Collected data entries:
* BEGIN *
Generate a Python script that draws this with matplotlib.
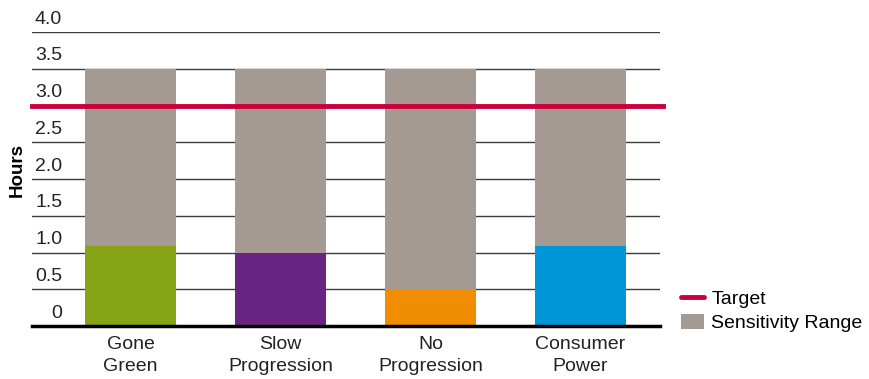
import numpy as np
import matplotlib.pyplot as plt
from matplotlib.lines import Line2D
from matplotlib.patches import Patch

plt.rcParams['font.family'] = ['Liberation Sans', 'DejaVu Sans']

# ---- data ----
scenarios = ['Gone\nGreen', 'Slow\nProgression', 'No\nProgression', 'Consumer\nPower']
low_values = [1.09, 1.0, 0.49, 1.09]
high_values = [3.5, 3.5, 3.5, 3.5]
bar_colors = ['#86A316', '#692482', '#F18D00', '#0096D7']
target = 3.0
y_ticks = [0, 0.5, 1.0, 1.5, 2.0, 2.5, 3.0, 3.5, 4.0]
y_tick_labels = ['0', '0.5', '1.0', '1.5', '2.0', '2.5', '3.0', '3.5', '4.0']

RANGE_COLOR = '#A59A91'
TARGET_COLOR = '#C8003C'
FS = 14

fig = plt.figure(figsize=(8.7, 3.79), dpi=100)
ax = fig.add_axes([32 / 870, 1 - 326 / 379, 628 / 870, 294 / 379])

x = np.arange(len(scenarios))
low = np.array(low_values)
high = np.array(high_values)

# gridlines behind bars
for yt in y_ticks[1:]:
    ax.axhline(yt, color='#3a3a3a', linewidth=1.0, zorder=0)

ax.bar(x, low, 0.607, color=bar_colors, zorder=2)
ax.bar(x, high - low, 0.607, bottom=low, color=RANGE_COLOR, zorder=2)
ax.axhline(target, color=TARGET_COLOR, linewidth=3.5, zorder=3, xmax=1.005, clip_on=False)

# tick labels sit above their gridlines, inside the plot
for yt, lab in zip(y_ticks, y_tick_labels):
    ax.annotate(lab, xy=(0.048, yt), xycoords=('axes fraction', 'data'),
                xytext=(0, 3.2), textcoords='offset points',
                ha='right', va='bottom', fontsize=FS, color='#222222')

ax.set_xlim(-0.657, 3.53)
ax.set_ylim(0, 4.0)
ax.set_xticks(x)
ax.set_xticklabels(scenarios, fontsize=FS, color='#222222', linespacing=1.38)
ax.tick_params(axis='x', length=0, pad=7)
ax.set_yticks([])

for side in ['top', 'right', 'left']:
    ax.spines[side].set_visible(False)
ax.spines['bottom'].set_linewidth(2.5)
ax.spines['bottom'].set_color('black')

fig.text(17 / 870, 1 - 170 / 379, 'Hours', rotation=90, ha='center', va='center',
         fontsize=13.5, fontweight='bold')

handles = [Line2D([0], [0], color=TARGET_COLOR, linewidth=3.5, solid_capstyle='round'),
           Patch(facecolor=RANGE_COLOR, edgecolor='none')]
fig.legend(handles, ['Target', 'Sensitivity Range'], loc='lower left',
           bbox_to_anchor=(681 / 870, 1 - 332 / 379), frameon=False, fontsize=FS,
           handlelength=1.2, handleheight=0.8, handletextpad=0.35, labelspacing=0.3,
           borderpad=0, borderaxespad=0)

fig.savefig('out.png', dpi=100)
* END *
* BEGIN *
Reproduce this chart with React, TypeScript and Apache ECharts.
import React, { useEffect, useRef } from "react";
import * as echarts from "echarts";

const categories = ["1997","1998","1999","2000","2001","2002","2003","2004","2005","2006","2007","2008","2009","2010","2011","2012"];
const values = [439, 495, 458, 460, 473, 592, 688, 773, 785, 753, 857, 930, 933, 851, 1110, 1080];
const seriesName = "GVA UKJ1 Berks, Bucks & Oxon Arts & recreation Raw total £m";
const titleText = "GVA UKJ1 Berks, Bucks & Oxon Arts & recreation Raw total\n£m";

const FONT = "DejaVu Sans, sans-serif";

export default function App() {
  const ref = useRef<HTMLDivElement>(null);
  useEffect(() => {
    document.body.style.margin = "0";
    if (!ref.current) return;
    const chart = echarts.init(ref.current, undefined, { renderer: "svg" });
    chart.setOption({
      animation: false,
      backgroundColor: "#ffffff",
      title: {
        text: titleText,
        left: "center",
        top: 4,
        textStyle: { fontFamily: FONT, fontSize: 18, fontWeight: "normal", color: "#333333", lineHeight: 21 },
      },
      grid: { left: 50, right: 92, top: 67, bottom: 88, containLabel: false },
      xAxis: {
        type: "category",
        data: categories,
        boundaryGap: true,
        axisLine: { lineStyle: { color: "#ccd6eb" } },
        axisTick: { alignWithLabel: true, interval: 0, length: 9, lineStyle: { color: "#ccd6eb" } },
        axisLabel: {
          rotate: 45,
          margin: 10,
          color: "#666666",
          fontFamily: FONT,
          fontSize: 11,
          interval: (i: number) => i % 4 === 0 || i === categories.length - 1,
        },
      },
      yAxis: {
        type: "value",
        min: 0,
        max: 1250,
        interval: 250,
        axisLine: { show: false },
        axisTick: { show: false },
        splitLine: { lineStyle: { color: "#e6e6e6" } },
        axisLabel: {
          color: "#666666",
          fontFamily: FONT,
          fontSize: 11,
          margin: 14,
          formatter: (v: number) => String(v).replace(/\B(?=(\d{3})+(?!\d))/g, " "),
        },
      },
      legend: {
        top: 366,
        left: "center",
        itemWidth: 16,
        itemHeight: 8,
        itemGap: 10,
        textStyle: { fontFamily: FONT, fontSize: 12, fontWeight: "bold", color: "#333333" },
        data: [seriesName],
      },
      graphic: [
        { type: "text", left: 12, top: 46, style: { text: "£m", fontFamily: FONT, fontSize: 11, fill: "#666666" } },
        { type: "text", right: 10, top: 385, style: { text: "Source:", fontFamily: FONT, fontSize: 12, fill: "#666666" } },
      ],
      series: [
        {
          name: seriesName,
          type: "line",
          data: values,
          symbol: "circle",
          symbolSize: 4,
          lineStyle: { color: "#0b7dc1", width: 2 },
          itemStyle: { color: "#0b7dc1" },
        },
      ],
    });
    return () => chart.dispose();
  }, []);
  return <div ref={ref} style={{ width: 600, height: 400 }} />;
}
* END *
* BEGIN *
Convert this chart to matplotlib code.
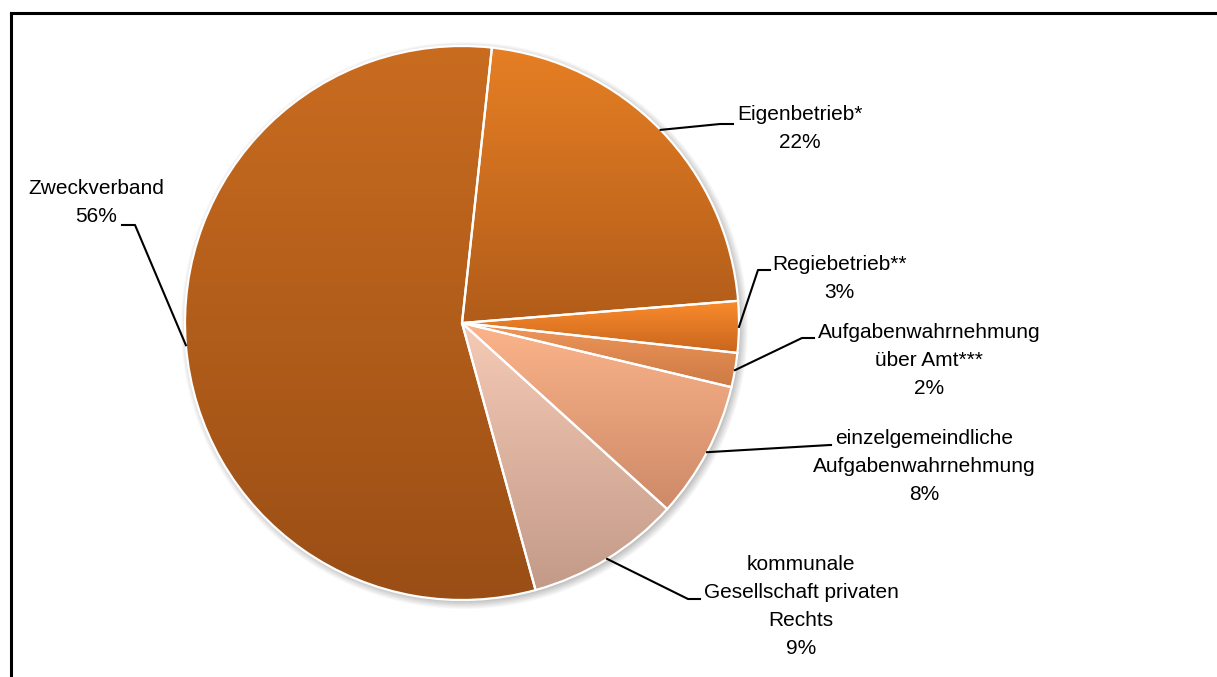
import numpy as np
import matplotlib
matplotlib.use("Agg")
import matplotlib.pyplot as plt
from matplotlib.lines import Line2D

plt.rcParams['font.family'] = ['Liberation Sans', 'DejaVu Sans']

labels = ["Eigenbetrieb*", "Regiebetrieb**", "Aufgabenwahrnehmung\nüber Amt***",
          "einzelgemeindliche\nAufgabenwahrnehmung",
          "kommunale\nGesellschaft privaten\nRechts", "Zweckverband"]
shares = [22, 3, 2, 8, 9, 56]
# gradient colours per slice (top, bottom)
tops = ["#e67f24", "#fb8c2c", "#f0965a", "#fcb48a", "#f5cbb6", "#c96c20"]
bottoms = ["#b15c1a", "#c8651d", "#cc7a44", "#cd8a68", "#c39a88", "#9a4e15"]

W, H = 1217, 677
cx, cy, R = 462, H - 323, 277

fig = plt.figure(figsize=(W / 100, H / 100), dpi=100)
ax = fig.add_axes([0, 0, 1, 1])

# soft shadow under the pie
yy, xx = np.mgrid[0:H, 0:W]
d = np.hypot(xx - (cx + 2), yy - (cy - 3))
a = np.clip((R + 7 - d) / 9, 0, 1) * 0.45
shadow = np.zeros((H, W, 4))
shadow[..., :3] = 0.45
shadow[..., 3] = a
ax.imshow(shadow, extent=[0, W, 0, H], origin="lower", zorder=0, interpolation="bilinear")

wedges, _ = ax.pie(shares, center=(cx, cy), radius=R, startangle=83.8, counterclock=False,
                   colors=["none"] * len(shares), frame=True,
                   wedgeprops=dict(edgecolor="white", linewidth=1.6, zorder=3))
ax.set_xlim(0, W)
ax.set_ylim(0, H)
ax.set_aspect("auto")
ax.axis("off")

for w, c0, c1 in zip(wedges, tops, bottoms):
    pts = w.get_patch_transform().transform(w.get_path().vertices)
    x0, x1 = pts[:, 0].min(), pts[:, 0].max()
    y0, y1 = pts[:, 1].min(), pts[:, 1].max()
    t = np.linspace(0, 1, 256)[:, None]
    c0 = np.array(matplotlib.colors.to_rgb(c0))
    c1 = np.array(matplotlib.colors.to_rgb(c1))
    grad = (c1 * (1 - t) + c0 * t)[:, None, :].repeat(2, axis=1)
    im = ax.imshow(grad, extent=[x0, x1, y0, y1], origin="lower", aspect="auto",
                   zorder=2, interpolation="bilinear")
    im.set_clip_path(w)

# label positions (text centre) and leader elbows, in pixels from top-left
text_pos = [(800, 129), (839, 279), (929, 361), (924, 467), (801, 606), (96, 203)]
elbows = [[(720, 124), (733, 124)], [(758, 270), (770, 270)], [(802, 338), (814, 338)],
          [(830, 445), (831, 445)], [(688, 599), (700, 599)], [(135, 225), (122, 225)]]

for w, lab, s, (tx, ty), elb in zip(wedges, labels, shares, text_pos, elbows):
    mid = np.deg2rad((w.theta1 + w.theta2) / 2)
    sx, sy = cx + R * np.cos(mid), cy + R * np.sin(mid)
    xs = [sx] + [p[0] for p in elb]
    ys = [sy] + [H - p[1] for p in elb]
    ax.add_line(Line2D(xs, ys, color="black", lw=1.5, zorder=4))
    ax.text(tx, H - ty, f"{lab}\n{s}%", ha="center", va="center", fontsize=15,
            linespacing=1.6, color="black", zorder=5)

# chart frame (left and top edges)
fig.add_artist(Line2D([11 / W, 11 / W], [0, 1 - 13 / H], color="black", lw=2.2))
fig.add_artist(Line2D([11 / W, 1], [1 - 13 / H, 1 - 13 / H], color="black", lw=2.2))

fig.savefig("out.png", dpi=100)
* END *
__Stated goal__
Skip all pictures. Retype exactly the span whose first line is the one with "Generate a Python" and whose last line is the one with "zorder=3, xmax=1.005, clip_on=False)".

__The output__
Generate a Python script that draws this with matplotlib.
import numpy as np
import matplotlib.pyplot as plt
from matplotlib.lines import Line2D
from matplotlib.patches import Patch

plt.rcParams['font.family'] = ['Liberation Sans', 'DejaVu Sans']

# ---- data ----
scenarios = ['Gone\nGreen', 'Slow\nProgression', 'No\nProgression', 'Consumer\nPower']
low_values = [1.09, 1.0, 0.49, 1.09]
high_values = [3.5, 3.5, 3.5, 3.5]
bar_colors = ['#86A316', '#692482', '#F18D00', '#0096D7']
target = 3.0
y_ticks = [0, 0.5, 1.0, 1.5, 2.0, 2.5, 3.0, 3.5, 4.0]
y_tick_labels = ['0', '0.5', '1.0', '1.5', '2.0', '2.5', '3.0', '3.5', '4.0']

RANGE_COLOR = '#A59A91'
TARGET_COLOR = '#C8003C'
FS = 14

fig = plt.figure(figsize=(8.7, 3.79), dpi=100)
ax = fig.add_axes([32 / 870, 1 - 326 / 379, 628 / 870, 294 / 379])

x = np.arange(len(scenarios))
low = np.array(low_values)
high = np.array(high_values)

# gridlines behind bars
for yt in y_ticks[1:]:
    ax.axhline(yt, color='#3a3a3a', linewidth=1.0, zorder=0)

ax.bar(x, low, 0.607, color=bar_colors, zorder=2)
ax.bar(x, high - low, 0.607, bottom=low, color=RANGE_COLOR, zorder=2)
ax.axhline(target, color=TARGET_COLOR, linewidth=3.5, zorder=3, xmax=1.005, clip_on=False)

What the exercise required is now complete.